Plus, they are a fantastic workout regardless of your fitness level; you adapt the interval intensity to fit your current capacity. Often people are wary of interval training. The myth is you have to be fit already to do them, but intervals are not just for athletes; you can do intervals without running stairs or sprinting until you puke. Intervals simply mean that you alternate between bouts of higher- and lower-intensity activity. The intensity of your interval is dependent on your individual fitness level. For some, the "high" interval will be walking quickly. For others, it might be jogging.

Think of interval training as highway vs city driving. When you come off of the highway, city driving seems slow, even though before you get on the highway, city driving didn't feel slow. It is your "norm." Driving faster while on the highway, or working at a higher level on a cardio machine, teaches your body to understand that your normal is slow, and thus helps to increase your fitness.

As an added bonus, intervals keep working out interesting. Too often people tell me they stopped training out of boredom. Of course people quit training if they find it boring — disliking something is a huge disincentive! So, give intervals a try; they are anything but boring!

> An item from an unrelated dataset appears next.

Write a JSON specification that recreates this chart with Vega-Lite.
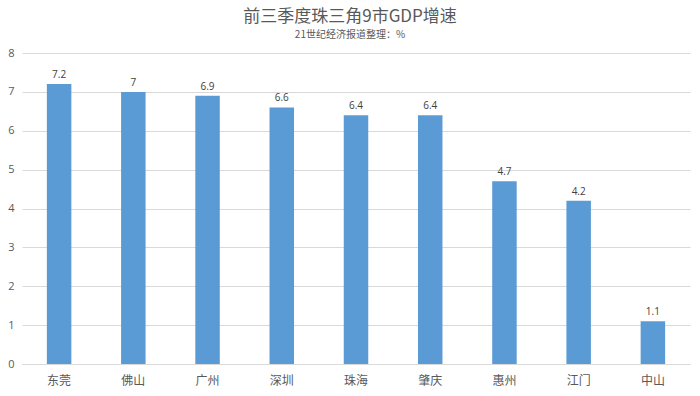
{
  "$schema": "https://vega.github.io/schema/vega-lite/v6.json",
  "width": 668,
  "height": 311,
  "autosize": {"type": "none"},
  "padding": {"left": 22, "top": 53, "right": 10, "bottom": 32},
  "background": "white",
  "title": {
    "text": "前三季度珠三角9市GDP增速",
    "subtitle": "21世纪经济报道整理：%",
    "anchor": "middle",
    "dx": -6,
    "offset": 6,
    "font": "Noto Sans CJK SC",
    "fontSize": 17,
    "fontWeight": "normal",
    "color": "#595959",
    "subtitleFont": "Noto Sans CJK SC",
    "subtitleFontSize": 10,
    "subtitleColor": "#595959",
    "subtitlePadding": 4
  },
  "data": {
    "values": [
      {"city": "东莞", "v": 7.2},
      {"city": "佛山", "v": 7},
      {"city": "广州", "v": 6.9},
      {"city": "深圳", "v": 6.6},
      {"city": "珠海", "v": 6.4},
      {"city": "肇庆", "v": 6.4},
      {"city": "惠州", "v": 4.7},
      {"city": "江门", "v": 4.2},
      {"city": "中山", "v": 1.1}
    ]
  },
  "encoding": {
    "x": {
      "field": "city", "type": "nominal", "sort": null,
      "scale": {"paddingInner": 0.67, "paddingOuter": 0.335},
      "axis": {
        "title": null, "labelAngle": 0, "ticks": false, "domain": true,
        "domainColor": "#d9d9d9", "labelFont": "Noto Sans CJK SC",
        "labelFontSize": 12, "labelColor": "#595959", "labelPadding": 11
      }
    },
    "y": {
      "field": "v", "type": "quantitative",
      "scale": {"domain": [0, 8]},
      "axis": {
        "title": null, "tickCount": 8, "domain": false, "ticks": false,
        "gridColor": "#d9d9d9", "labelFont": "Open Sans", "labelFontSize": 11,
        "labelColor": "#595959", "labelPadding": 8
      }
    }
  },
  "layer": [
    {"mark": {"type": "bar", "color": "#5b9bd5"}},
    {
      "mark": {"type": "text", "dy": -9, "font": "Open Sans", "fontSize": 10, "color": "#404040"},
      "encoding": {"text": {"field": "v", "type": "quantitative"}}
    }
  ],
  "config": {"view": {"stroke": null}}
}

Examples of "fun" intervals!!! (With that many exclamation marks how can you not believe they will be fun?!)

Workout 1: Easy pick-ups.

Warm up for five minutes. Do ten minutes at your regular speed (and regular level if you are on a machine that has levels). Then, cycle through the following pattern for ten minutes: alternate between thirty seconds at regular speed, twenty seconds slightly faster, and ten seconds fast. Finish with five to fifteen minutes at your regular speed and level. Cool down for five minutes.

Workout 2: Pyramid intervals.

Version A. Warm up for five minutes. Do one minute hard, one minute easy, two minutes hard, two minutes moderate, three minutes hard, three minutes moderate, four minutes hard, four minutes moderate, five minutes hard, one minute easy, and five minutes hard. Cool down for five to ten minutes.

Version B. Warm up for five to ten minutes. Then cycle through the following sequence: thirty seconds hard, thirty seconds recovery, sixty seconds hard, sixty seconds recovery, ninety seconds hard, ninety seconds recovery. Repeat three to six times. Cool down for five to ten minutes.

Workout 3: Mini pick-ups.

Warm up for five minutes. Do five minutes at regular speed. Alternate fifteen seconds hard with forty-five seconds moderate for ten minutes. Recover for two minutes. Then, repeat the intervals by alternating fifteen seconds hard with forty-five seconds at regular speed. Cool down for five to eight minutes.

Workout 4: "Brick" workout.

A "brick" workout is where you do two different activities back to back with no rest. As a triathlete I do brick workouts that combine swimming and biking or biking and running. You can use any piece of equipment. For example, use the rower and then the treadmill.

Brick Part 1: Do twenty minutes on any piece of equipment. Warm up for ten minutes. Do ten minutes at the hardest intensity you can hold.

Brick Part 2: Immediately start your second activity — do five minutes of moderate work. Then, do ten minutes at the hardest intensity you can hold. Finish with a five minute cool down.